[WHAT TO DO] Return the count of lines with the string "page" in them, and nothing else.

[start]

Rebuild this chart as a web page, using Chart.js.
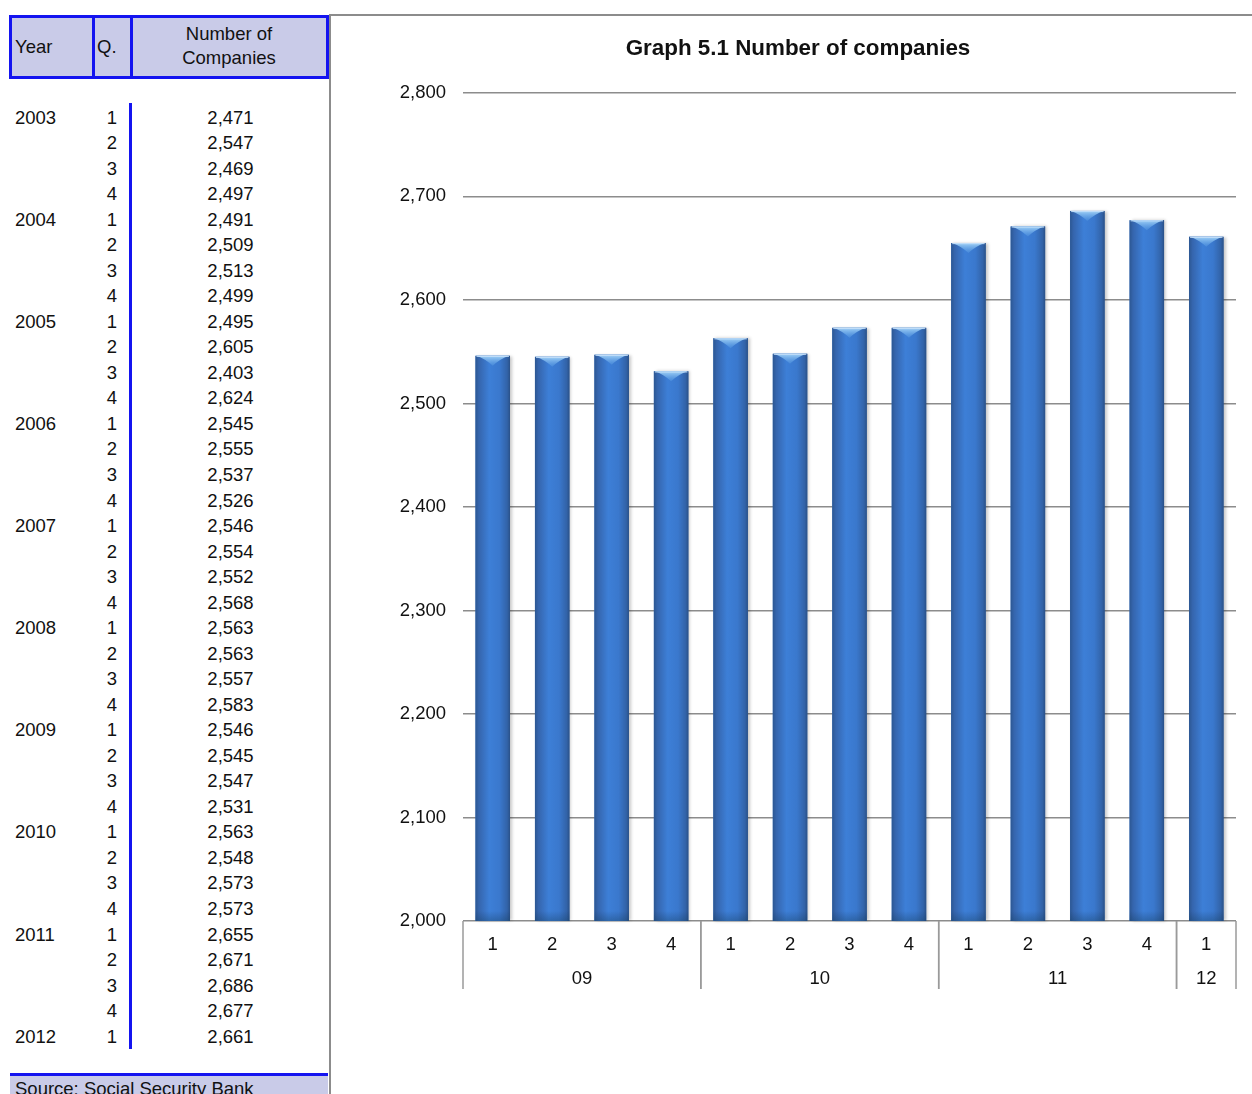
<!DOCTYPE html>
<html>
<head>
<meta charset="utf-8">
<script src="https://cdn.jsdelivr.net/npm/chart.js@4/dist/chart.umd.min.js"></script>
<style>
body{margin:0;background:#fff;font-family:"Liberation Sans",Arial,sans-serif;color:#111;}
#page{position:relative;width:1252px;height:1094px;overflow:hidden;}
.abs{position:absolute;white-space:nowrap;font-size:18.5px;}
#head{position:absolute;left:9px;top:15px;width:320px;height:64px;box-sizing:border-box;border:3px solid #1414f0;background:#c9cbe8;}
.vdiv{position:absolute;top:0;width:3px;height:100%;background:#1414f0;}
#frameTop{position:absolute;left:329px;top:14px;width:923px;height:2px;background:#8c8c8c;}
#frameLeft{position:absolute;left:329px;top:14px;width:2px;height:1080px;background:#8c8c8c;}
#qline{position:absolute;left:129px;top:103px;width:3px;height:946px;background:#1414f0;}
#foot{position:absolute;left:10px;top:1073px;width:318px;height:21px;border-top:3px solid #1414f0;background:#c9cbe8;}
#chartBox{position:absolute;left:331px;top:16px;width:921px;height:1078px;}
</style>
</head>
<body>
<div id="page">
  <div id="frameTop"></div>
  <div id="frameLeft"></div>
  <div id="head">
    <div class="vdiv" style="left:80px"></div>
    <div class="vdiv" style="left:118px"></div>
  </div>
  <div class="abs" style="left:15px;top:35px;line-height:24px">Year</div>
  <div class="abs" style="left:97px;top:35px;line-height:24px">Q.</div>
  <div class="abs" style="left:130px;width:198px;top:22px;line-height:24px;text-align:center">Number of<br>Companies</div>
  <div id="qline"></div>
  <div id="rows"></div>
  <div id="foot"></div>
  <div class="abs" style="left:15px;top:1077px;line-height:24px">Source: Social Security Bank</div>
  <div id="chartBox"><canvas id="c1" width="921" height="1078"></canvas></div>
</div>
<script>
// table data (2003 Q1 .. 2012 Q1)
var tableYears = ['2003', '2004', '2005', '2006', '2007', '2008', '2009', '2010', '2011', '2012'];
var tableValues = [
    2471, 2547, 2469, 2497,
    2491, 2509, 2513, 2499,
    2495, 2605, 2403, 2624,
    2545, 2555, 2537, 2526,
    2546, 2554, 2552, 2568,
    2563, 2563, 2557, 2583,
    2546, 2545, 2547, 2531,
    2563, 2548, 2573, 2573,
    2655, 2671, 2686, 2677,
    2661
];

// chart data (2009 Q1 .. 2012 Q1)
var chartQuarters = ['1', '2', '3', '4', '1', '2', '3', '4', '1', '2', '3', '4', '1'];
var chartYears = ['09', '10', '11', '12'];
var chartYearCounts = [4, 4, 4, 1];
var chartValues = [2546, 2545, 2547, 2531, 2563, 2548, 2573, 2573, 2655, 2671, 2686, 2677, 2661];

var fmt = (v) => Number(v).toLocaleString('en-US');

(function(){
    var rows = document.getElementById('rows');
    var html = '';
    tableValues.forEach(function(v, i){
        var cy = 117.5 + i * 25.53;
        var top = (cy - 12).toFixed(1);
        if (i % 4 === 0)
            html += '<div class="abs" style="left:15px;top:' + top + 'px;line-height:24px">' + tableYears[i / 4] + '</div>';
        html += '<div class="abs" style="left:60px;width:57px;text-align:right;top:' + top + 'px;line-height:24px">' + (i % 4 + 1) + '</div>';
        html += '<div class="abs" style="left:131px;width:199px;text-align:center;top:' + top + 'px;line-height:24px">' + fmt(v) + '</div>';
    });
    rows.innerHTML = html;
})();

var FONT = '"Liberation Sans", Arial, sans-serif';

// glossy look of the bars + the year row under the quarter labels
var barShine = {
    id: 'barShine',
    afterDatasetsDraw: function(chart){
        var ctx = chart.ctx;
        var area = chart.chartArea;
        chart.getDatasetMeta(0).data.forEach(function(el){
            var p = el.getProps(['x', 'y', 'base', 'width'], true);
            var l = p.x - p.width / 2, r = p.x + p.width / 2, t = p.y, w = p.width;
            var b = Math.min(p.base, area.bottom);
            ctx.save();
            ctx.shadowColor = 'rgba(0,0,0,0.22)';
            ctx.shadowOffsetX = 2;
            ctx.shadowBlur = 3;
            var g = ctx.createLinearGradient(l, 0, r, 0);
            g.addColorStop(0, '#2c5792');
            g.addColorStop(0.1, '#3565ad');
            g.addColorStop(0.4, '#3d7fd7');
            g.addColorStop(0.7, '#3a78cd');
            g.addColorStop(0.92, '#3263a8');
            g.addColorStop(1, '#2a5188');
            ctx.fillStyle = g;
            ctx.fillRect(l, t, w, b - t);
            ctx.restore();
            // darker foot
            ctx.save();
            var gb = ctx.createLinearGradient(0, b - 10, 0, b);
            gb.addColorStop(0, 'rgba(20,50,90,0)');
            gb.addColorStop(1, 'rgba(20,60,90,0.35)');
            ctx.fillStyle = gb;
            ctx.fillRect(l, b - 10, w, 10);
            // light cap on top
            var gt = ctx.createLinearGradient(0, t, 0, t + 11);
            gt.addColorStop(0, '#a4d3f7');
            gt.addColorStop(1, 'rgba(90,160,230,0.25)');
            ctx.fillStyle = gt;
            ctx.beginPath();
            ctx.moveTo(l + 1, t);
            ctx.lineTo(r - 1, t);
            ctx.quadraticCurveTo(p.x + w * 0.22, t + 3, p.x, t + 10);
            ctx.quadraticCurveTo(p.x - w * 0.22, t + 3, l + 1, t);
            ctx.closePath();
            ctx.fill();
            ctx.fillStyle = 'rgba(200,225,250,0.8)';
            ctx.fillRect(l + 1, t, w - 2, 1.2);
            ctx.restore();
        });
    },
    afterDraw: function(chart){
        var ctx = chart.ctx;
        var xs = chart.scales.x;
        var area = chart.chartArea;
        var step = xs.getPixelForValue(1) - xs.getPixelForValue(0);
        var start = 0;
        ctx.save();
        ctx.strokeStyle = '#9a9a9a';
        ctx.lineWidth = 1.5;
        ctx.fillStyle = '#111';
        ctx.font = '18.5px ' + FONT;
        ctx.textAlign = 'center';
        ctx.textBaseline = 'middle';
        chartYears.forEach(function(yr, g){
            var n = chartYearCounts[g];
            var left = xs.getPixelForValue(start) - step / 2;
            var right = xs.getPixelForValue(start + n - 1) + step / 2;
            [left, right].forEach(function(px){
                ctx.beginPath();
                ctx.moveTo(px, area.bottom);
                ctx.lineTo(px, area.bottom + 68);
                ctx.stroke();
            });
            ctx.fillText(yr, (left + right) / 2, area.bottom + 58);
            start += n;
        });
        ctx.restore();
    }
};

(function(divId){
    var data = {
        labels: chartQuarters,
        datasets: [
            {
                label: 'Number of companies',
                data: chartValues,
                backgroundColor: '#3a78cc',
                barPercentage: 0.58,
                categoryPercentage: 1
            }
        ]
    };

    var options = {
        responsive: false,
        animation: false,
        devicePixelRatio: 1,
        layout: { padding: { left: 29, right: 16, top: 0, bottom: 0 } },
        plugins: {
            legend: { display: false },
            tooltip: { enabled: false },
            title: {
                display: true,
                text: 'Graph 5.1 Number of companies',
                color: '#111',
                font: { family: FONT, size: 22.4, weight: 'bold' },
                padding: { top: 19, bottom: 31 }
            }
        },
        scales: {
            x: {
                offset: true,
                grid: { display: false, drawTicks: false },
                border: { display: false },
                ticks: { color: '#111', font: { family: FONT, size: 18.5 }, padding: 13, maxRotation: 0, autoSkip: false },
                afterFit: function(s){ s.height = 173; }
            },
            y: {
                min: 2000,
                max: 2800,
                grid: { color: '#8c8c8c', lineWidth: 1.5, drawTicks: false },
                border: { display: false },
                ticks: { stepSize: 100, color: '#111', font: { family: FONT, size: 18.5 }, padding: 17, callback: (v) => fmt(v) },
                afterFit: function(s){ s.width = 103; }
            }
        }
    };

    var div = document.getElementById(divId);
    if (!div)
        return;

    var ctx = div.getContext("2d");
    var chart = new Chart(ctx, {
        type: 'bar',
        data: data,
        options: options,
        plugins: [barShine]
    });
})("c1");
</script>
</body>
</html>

[end]

[CORRECT OUTPUT] 3